Thursday, September 29, 2011

How many zoologists does it take to screw in a lightbulb?

Last night I noticed that one of the back porch pot lights was out.  I remembered to replace it this morning.  I unscrewed the bulb, and found it had been accessorized.

By whom, I'm not sure.  My guess is a solitary bee, such as Osmia, which I often see at the back of the house in spring and early summer.  There seem to be four egg-cells affixed to the bulb, oriented left to right in the above image.  I have two mason bee houses that get a fair amount of use every year.  They're on the wall, not far from the light.  Perhaps one bee decided to think outside the box, had a lightbulb over its head. 
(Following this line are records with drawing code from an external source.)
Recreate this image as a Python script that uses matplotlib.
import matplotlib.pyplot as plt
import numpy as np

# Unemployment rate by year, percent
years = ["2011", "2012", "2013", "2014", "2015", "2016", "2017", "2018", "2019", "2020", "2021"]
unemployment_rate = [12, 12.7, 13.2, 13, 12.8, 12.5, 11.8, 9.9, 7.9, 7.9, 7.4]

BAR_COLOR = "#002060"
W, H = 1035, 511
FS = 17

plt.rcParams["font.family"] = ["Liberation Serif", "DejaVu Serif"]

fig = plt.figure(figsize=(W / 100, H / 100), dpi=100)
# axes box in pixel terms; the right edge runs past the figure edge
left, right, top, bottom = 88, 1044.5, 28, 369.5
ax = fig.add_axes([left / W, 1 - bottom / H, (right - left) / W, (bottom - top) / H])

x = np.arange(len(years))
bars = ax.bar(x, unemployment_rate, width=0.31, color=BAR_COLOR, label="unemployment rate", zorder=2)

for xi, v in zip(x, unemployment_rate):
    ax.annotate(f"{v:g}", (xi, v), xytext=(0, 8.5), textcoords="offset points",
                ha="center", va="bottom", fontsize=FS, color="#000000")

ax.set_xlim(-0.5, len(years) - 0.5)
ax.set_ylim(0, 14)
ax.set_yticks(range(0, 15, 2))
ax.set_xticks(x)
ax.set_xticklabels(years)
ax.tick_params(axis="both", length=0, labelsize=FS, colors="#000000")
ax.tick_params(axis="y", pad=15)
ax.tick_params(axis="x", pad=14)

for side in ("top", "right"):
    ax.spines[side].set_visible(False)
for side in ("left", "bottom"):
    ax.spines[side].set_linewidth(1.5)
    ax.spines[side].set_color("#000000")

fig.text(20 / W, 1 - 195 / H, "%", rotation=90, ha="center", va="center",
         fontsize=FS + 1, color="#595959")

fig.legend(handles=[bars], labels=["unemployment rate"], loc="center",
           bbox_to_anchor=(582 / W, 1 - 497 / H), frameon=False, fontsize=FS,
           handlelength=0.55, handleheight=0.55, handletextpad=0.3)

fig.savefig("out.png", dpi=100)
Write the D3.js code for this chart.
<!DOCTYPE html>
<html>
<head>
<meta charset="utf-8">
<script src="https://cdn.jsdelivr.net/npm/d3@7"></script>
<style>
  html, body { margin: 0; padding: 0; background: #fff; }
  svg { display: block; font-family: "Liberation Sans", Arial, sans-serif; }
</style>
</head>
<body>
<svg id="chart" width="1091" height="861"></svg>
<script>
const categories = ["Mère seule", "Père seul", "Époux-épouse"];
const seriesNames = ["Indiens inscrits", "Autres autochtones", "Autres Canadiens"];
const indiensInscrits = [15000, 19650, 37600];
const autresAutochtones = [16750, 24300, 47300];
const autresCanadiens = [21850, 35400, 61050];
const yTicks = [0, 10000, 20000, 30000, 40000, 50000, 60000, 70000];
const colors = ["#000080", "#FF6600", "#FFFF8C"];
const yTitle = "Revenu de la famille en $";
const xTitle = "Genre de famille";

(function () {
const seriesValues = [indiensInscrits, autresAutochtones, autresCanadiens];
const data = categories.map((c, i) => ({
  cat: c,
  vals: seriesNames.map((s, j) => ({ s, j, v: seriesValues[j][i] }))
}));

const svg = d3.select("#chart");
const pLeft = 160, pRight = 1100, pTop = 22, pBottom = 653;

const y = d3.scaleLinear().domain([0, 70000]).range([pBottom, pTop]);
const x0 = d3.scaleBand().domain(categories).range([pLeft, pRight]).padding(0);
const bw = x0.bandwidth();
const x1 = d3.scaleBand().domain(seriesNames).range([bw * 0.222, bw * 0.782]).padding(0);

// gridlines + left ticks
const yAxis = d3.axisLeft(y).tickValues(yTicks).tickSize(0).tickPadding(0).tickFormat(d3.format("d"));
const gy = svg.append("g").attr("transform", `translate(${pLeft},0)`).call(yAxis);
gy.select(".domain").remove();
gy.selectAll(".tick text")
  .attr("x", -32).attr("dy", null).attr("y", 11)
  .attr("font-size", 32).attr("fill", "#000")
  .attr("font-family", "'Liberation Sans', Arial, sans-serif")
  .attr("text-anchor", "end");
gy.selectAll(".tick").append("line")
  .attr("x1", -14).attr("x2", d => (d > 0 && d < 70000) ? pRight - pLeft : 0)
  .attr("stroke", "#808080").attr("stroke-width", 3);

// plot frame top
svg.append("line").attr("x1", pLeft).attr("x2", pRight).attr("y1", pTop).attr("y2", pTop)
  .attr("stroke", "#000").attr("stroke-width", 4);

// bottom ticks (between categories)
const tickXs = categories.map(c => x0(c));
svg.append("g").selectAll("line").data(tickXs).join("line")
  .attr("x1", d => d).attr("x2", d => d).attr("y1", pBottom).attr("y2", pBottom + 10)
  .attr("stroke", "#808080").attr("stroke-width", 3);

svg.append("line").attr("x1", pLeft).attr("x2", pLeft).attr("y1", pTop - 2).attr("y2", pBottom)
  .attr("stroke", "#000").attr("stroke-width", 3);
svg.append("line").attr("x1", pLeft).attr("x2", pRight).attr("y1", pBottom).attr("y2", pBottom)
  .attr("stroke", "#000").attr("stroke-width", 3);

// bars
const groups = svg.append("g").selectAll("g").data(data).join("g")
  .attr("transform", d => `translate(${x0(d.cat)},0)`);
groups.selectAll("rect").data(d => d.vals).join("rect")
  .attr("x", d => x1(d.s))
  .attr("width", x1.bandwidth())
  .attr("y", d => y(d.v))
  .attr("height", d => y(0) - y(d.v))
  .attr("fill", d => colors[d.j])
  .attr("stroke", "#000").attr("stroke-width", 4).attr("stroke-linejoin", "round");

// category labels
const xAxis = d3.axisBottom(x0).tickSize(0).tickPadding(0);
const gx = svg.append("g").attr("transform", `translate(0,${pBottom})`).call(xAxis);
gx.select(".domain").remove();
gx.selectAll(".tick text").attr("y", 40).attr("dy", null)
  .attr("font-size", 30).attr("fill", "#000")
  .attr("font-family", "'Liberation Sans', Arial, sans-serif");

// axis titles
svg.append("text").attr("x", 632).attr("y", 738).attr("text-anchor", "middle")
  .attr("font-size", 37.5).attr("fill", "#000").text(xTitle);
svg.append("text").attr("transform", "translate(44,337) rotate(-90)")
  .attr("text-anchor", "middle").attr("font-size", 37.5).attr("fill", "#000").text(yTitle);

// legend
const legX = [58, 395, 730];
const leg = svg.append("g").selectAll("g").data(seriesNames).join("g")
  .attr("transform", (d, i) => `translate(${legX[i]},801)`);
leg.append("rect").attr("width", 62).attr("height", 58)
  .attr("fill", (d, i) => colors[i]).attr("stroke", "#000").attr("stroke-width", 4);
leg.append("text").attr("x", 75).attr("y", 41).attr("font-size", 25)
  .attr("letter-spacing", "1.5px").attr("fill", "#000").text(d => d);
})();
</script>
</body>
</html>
Update: Sally, from Foothills Fancies, suggested these to be mud dauber pots, perhaps of genera Sceliphron or Chalybion (See comments). I haven't seen any here, but that may be due to my haphazard monitoring of the back yard. Mud dauber would make more sense, as mason bees tend to use pre-existing tubes or tunnels.

I don't really need that light to be working over the next several months--the dark, rainy season when the back porch is used more for storage than anything else.  I carefully returned the dead bulb to its socket.

How many zoologists does it take to screw in a lightbulb?  

Only one, but don't be surprised if the light still doesn't work.

7 comments:

biobabbler said...

=) A great example of consequences people probably don't think about when one become attuned to the planet.

Workin' in thuh dahk.

Love it.

Yeah, bees! =)

Eskarina said...

How marvelous!

Sally said...

If I saw that around here, I'd think it belonged to a mud dauber (see Sceliphron and Chalybion for examples)-- we have more of the latter, the blue mud dauber (with patent-leather black body), here.

What do mason bees put in their pots? Mud daubers fill them with spiders.

Either way, very cool, and nice of you to be so accommodating!

Hugh said...

Sally, Thanks for the suggestions. I think you're probably correct. BTW, mason bees place plugs of pollen among their eggs. Less creepy than a bunch of doomed spiders. (Maybe this explains the spidearth I mentioned in a previous post).

Out walking the dog said...

Very cool little story. Will the mud daubers or bees use it through the fall?

Hugh said...

OWTD, my guess is they will overwinter in there, in what stage (as eggs?), I'm not sure. I'll check periodically.

Katie (Nature ID) said...

None. What does being a zoologist have anything to do with screwing in a light bulb? Sorry, I'm still a bit testy.